So, this really depends on what you think of as a “content expansion”.

Xanathar’s Guide to Everything and Tasha’s Cauldron of Everything are rules content expansions - they don’t just include, say, more monsters, or stuff for a specific setting: rather, they provide general expansions to the content available in any game by extending rules mechanics and adding “setting-generic” subclasses etc.
(Indeed, WotC clearly consider these a distinct type, as the “Expansion Gift Set” explicitly bundles them together and refers to them as the “significant expansions” to 5e.)

The remainder of the books published outside of the core are:

Settings books (for Sword Coast (Faerun), Ravnica, Eberron, Wildemount, Theros, Ravenloft, Strixhaven, Spelljammer, Acquisitions Incorporated)
Adventures (mostly set in Faerun): 15 of them plus 4 “anthologies” of individual short scenarios.
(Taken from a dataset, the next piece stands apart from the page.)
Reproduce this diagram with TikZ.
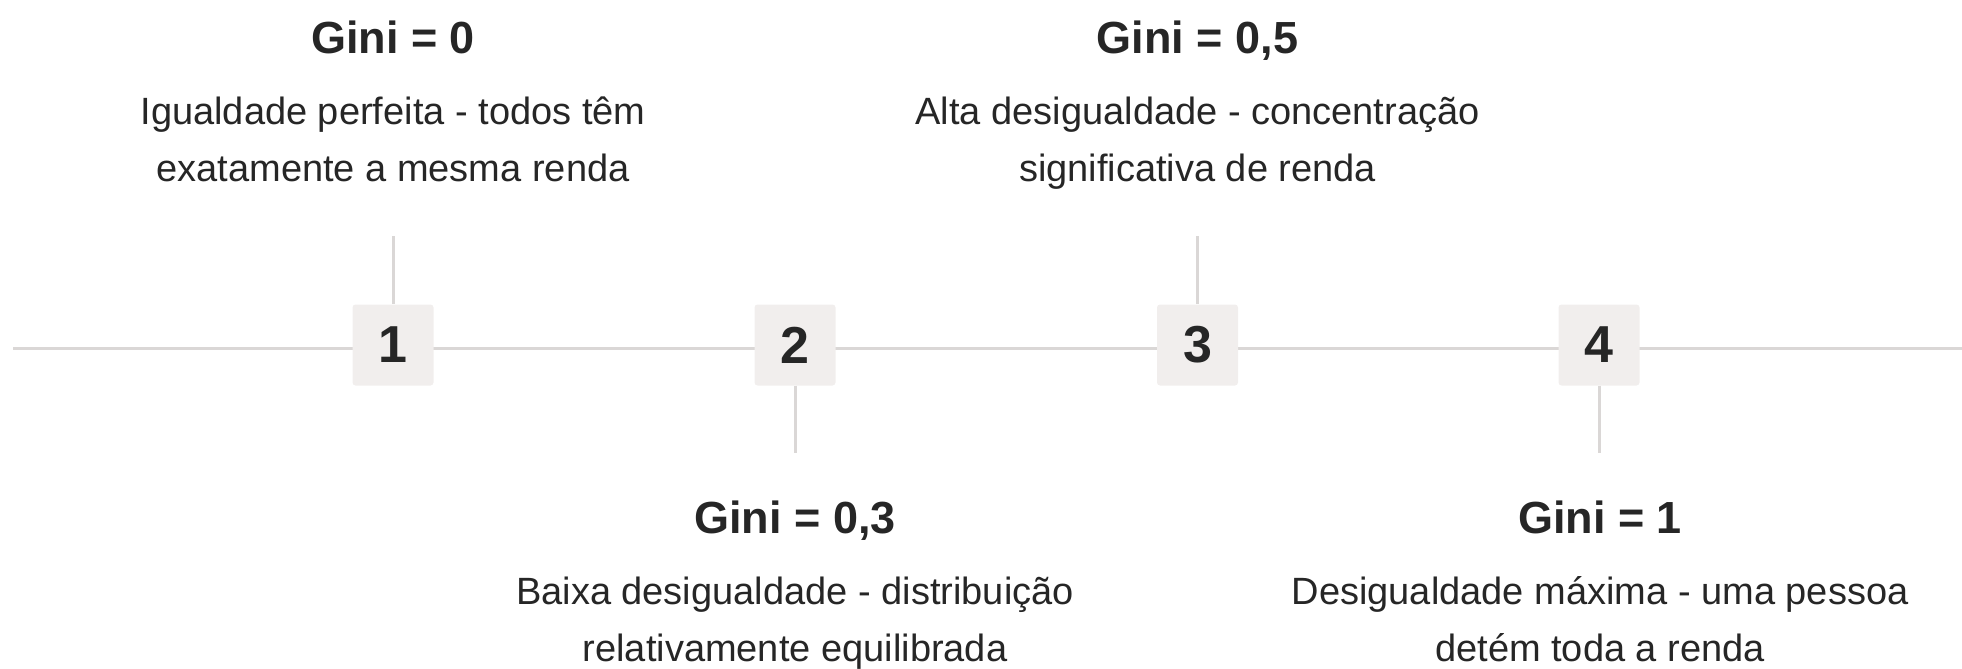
\documentclass[tikz,border=0pt]{standalone}
\usepackage{fontspec}
\setmainfont{Liberation Sans}
\definecolor{txt}{HTML}{262626}
\definecolor{boxc}{HTML}{F1EEED}
\definecolor{linec}{HTML}{DAD7D6}
\begin{document}
\begin{tikzpicture}[x=1pt,y=-1pt,
  numbox/.style={fill=boxc, rounded corners=3pt, minimum width=81pt, minimum height=81pt, inner sep=0pt, font=\fontsize{52}{52}\selectfont\bfseries, text=txt},
  title/.style={font=\fontsize{45}{50}\selectfont\bfseries, text=txt, inner sep=0pt, anchor=base},
  desc/.style={font=\fontsize{38}{57}\selectfont, text=txt, align=center, inner sep=0pt, anchor=base},
  conn/.style={draw=linec, line width=3pt}]
\useasboundingbox (0,0) rectangle (1962,669);
\coordinate (L) at (13,348);
\coordinate (R) at (1962,348);
\draw[conn] (L) -- (R);
\node[numbox] (b1) at (393,345) {1};
\node[numbox] (b2) at (795,345) {2};
\node[numbox] (b3) at (1197.5,345) {3};
\node[numbox] (b4) at (1599,345) {4};
\coordinate (t1) at (393,236);
\coordinate (t2) at (795,453);
\coordinate (t3) at (1197.5,236);
\coordinate (t4) at (1599,453);
\draw[conn] (t1) -- (b1.north);
\draw[conn] (b2.south) -- (t2);
\draw[conn] (t3) -- (b3.north);
\draw[conn] (b4.south) -- (t4);
\node[title] (g1) at (393,54) {Gini = 0};
\node[desc] (d1) at (393,181) {Igualdade perfeita - todos têm\\exatamente a mesma renda};
\node[title] (g2) at (795,533) {Gini = 0,3};
\node[desc] (d2) at (795,661) {Baixa desigualdade - distribuição\\relativamente equilibrada};
\node[title] (g3) at (1197.5,54) {Gini = 0,5};
\node[desc] (d3) at (1197.5,181) {Alta desigualdade - concentração\\significativa de renda};
\node[title] (g4) at (1600,533) {Gini = 1};
\node[desc] (d4) at (1600,661) {Desigualdade máxima - uma pessoa\\detém toda a renda};
\end{tikzpicture}
\end{document}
Quality variable in the extreme.
Monster manuals: Volo’s Guide to Monsters, Mordenkainen’s Tome of Foes (and revised edition, “Mordenkainen Presents: Monsters of the Multiverse”), Fizban’s Treasury of Dragons, Boo’s Astral Menagerie
and the odd one out, the Elemental Evil Player’s Companion (which is a sort of “settings-lite” book for the Princes of the Apocalypse adventure, or alternatively a “Sword Coast Adventurer’s Guide addendum”).

Most people I’ve talked to tend to consider XGtE and TCoE as being distinct things from those above other classes (I might consider parts of VGtM as being potentially the nearest thing), and I think that’s what Ren is getting at when she phrases stuff the way she does.